## [DIRECTIONS FOR THIS TASK]
Please write out the lines of the data exactly, beginning with the first and ending with the line containing "(menf) at (1252,132)"; leave the pictures behind.

+ + +

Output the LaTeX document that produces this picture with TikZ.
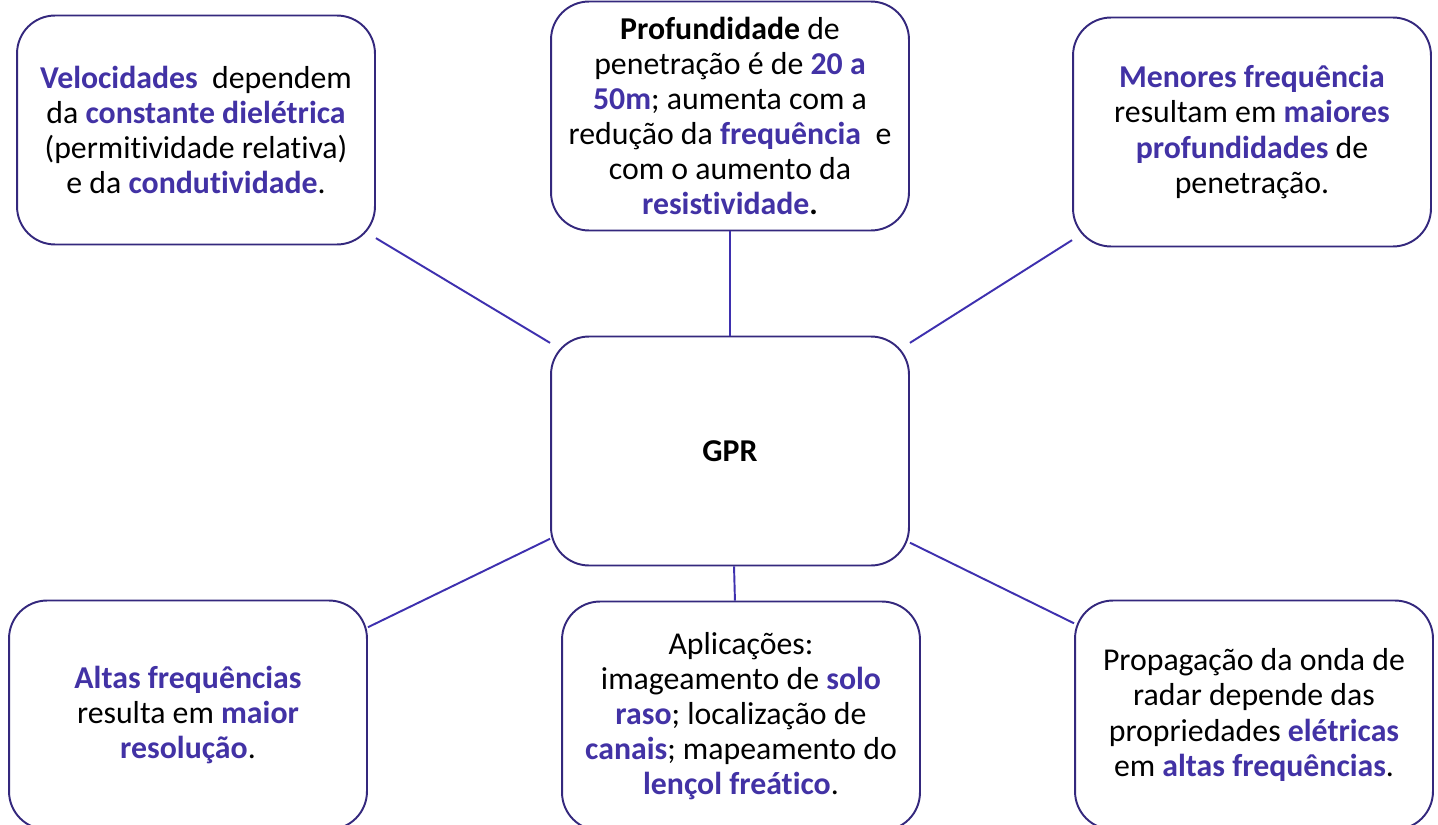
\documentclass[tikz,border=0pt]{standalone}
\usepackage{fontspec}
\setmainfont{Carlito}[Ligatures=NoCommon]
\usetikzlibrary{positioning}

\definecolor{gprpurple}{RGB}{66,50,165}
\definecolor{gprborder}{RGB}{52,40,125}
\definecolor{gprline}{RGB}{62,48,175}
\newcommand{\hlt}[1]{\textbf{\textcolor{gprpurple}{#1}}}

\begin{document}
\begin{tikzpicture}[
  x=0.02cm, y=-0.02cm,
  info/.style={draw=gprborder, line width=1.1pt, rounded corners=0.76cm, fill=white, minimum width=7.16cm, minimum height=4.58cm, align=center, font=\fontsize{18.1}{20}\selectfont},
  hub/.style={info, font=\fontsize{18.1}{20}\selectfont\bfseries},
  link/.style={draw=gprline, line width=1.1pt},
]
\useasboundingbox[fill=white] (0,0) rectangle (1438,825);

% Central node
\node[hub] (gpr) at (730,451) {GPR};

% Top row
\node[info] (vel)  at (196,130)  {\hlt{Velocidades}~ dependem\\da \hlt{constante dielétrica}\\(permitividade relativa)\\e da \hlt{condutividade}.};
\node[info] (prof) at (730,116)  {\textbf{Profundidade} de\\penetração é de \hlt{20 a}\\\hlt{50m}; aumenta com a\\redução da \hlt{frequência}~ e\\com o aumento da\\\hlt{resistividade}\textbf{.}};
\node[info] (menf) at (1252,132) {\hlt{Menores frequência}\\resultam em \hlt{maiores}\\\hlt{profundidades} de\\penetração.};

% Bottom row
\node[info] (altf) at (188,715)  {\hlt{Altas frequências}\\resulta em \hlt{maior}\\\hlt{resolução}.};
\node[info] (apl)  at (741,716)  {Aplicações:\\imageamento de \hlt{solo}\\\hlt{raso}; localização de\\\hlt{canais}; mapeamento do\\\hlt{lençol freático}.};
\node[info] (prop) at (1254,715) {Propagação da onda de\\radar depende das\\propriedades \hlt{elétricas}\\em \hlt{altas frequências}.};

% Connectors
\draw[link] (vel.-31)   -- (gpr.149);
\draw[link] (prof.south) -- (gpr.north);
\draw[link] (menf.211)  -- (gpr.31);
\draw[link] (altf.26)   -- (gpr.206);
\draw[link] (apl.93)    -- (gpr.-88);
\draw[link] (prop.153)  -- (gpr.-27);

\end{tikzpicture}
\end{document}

+ + +

## [CORRECT RESULT]
Output the LaTeX document that produces this picture with TikZ.
\documentclass[tikz,border=0pt]{standalone}
\usepackage{fontspec}
\setmainfont{Carlito}[Ligatures=NoCommon]
\usetikzlibrary{positioning}

\definecolor{gprpurple}{RGB}{66,50,165}
\definecolor{gprborder}{RGB}{52,40,125}
\definecolor{gprline}{RGB}{62,48,175}
\newcommand{\hlt}[1]{\textbf{\textcolor{gprpurple}{#1}}}

\begin{document}
\begin{tikzpicture}[
  x=0.02cm, y=-0.02cm,
  info/.style={draw=gprborder, line width=1.1pt, rounded corners=0.76cm, fill=white, minimum width=7.16cm, minimum height=4.58cm, align=center, font=\fontsize{18.1}{20}\selectfont},
  hub/.style={info, font=\fontsize{18.1}{20}\selectfont\bfseries},
  link/.style={draw=gprline, line width=1.1pt},
]
\useasboundingbox[fill=white] (0,0) rectangle (1438,825);

% Central node
\node[hub] (gpr) at (730,451) {GPR};

% Top row
\node[info] (vel)  at (196,130)  {\hlt{Velocidades}~ dependem\\da \hlt{constante dielétrica}\\(permitividade relativa)\\e da \hlt{condutividade}.};
\node[info] (prof) at (730,116)  {\textbf{Profundidade} de\\penetração é de \hlt{20 a}\\\hlt{50m}; aumenta com a\\redução da \hlt{frequência}~ e\\com o aumento da\\\hlt{resistividade}\textbf{.}};
\node[info] (menf) at (1252,132) {\hlt{Menores frequência}\\resultam em \hlt{maiores}\\\hlt{profundidades} de\\penetração.};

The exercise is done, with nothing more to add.